Print exactly the lines from the first one down to the line that contains "(cat6) at (838,420)", both included, and skip the pictures.

----------------

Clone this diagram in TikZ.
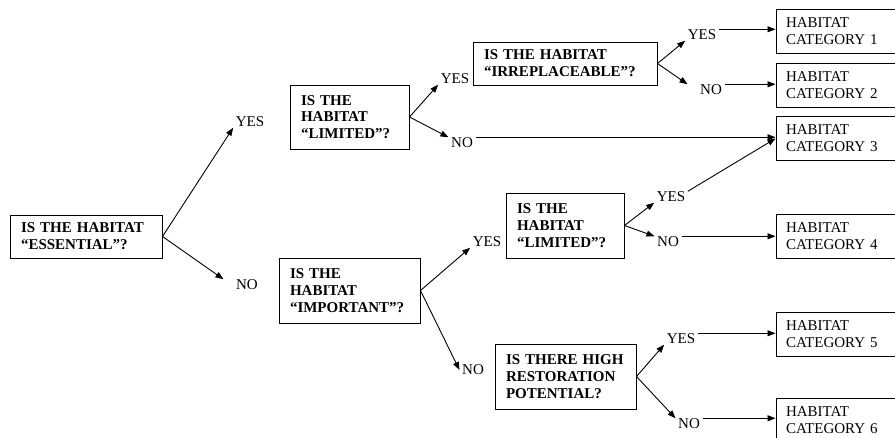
\documentclass[tikz,border=0pt]{standalone}
\usepackage{fontspec}
\setmainfont{Liberation Serif}
\usetikzlibrary{arrows.meta, positioning, calc}

\begin{document}
\begin{tikzpicture}[
    x=1pt, y=-1pt,
    >={Triangle[length=8pt, width=6pt]},
    font=\fontsize{15}{16.8}\selectfont,
    question/.style={
        draw=black,
        line width=1pt,
        font=\fontsize{15}{16.8}\selectfont\bfseries,
        align=left,
        inner xsep=11pt,
        inner ysep=0pt
    },
    category/.style={
        draw=black,
        line width=1pt,
        align=left,
        inner xsep=10pt,
        inner ysep=0pt,
        text width=104pt,
        minimum height=44pt
    },
    answer/.style={
        inner xsep=2.5pt,
        inner ysep=0.5pt
    },
    branch/.style={
        ->,
        line width=0.9pt,
        draw=black
    }
]

\useasboundingbox (0,0) rectangle (895,437);
\clip (0,0) rectangle (895,437);

% questions
\node[question, text width=130pt, minimum height=43pt] (ess)  at (86,236.5)   {IS THE HABITAT\\“ESSENTIAL”?};
\node[question, text width=97pt,  minimum height=64pt] (lim1) at (349.5,117)  {IS THE\\HABITAT\\“LIMITED”?};
\node[question, text width=162pt, minimum height=43pt] (irr)  at (565,63.5)   {IS THE HABITAT\\“IRREPLACEABLE”?};
\node[question, text width=119pt, minimum height=65pt] (imp)  at (349.5,290.5) {IS THE\\HABITAT\\“IMPORTANT”?};
\node[question, text width=96pt,  minimum height=65pt] (lim2) at (565,225.5)  {IS THE\\HABITAT\\“LIMITED”?};
\node[question, text width=119pt, minimum height=65pt] (res)  at (565.5,376.5) {IS THERE HIGH\\RESTORATION\\POTENTIAL?};

% categories
\node[category] (cat1) at (838,31)    {HABITAT\\CATEGORY 1};
\node[category] (cat2) at (838,85.5)  {HABITAT\\CATEGORY 2};
\node[category] (cat3) at (838,138.5) {HABITAT\\CATEGORY 3};
\node[category] (cat4) at (838,236)   {HABITAT\\CATEGORY 4};
\node[category] (cat5) at (838,334)   {HABITAT\\CATEGORY 5};
\node[category] (cat6) at (838,420)   {HABITAT\\CATEGORY 6};

% answers
\node[answer] (yes1) at (250,122) {YES};
\node[answer] (no1)  at (247,285) {NO};
\node[answer] (yes2) at (455,79)  {YES};
\node[answer] (no2)  at (462,143) {NO};
\node[answer] (yes3) at (702,35)  {YES};
\node[answer] (no3)  at (711,90)  {NO};
\node[answer] (yes4) at (487,242) {YES};
\node[answer] (no4)  at (473,370) {NO};
\node[answer] (yes5) at (671,197) {YES};
\node[answer] (no5)  at (668,242) {NO};
\node[answer] (yes6) at (681,339) {YES};
\node[answer] (no6)  at (689,424) {NO};

% branches
\draw[branch] (ess.east) -- (yes1.south west);
\draw[branch] (ess.east) -- ([xshift=-10pt]no1.north west);

\draw[branch] (lim1.east) -- (yes2.south west);
\draw[branch] (lim1.east) -- (no2.north west);
\draw[branch] (no2.north east) -- (no2.north east -| cat3.west);

\draw[branch] (irr.east) -- (yes3.south west);
\draw[branch] (irr.east) -- ([xshift=-10pt]no3.north west);
\draw[branch] (yes3.north east) -- (yes3.north east -| cat1.west);
\draw[branch] (no3.north east) -- (no3.north east -| cat2.west);

\draw[branch] (imp.east) -- (yes4.south west);
\draw[branch] (imp.east) -- (no4.west);

\draw[branch] (lim2.east) -- (yes5.south west);
\draw[branch] (lim2.east) -- (no5.north west);
\draw[branch] (yes5.north east) -- (cat3.west);
\draw[branch] (no5.north east) -- (no5.north east -| cat4.west);

\draw[branch] (res.east) -- (yes6.south west);
\draw[branch] (res.east) -- (no6.north west);
\draw[branch] (yes6.north east) -- (yes6.north east -| cat5.west);
\draw[branch] (no6.north east) -- (no6.north east -| cat6.west);

\end{tikzpicture}
\end{document}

----------------

Answer to the task ▸
Clone this diagram in TikZ.
\documentclass[tikz,border=0pt]{standalone}
\usepackage{fontspec}
\setmainfont{Liberation Serif}
\usetikzlibrary{arrows.meta, positioning, calc}

\begin{document}
\begin{tikzpicture}[
    x=1pt, y=-1pt,
    >={Triangle[length=8pt, width=6pt]},
    font=\fontsize{15}{16.8}\selectfont,
    question/.style={
        draw=black,
        line width=1pt,
        font=\fontsize{15}{16.8}\selectfont\bfseries,
        align=left,
        inner xsep=11pt,
        inner ysep=0pt
    },
    category/.style={
        draw=black,
        line width=1pt,
        align=left,
        inner xsep=10pt,
        inner ysep=0pt,
        text width=104pt,
        minimum height=44pt
    },
    answer/.style={
        inner xsep=2.5pt,
        inner ysep=0.5pt
    },
    branch/.style={
        ->,
        line width=0.9pt,
        draw=black
    }
]

\useasboundingbox (0,0) rectangle (895,437);
\clip (0,0) rectangle (895,437);

% questions
\node[question, text width=130pt, minimum height=43pt] (ess)  at (86,236.5)   {IS THE HABITAT\\“ESSENTIAL”?};
\node[question, text width=97pt,  minimum height=64pt] (lim1) at (349.5,117)  {IS THE\\HABITAT\\“LIMITED”?};
\node[question, text width=162pt, minimum height=43pt] (irr)  at (565,63.5)   {IS THE HABITAT\\“IRREPLACEABLE”?};
\node[question, text width=119pt, minimum height=65pt] (imp)  at (349.5,290.5) {IS THE\\HABITAT\\“IMPORTANT”?};
\node[question, text width=96pt,  minimum height=65pt] (lim2) at (565,225.5)  {IS THE\\HABITAT\\“LIMITED”?};
\node[question, text width=119pt, minimum height=65pt] (res)  at (565.5,376.5) {IS THERE HIGH\\RESTORATION\\POTENTIAL?};

% categories
\node[category] (cat1) at (838,31)    {HABITAT\\CATEGORY 1};
\node[category] (cat2) at (838,85.5)  {HABITAT\\CATEGORY 2};
\node[category] (cat3) at (838,138.5) {HABITAT\\CATEGORY 3};
\node[category] (cat4) at (838,236)   {HABITAT\\CATEGORY 4};
\node[category] (cat5) at (838,334)   {HABITAT\\CATEGORY 5};
\node[category] (cat6) at (838,420)   {HABITAT\\CATEGORY 6};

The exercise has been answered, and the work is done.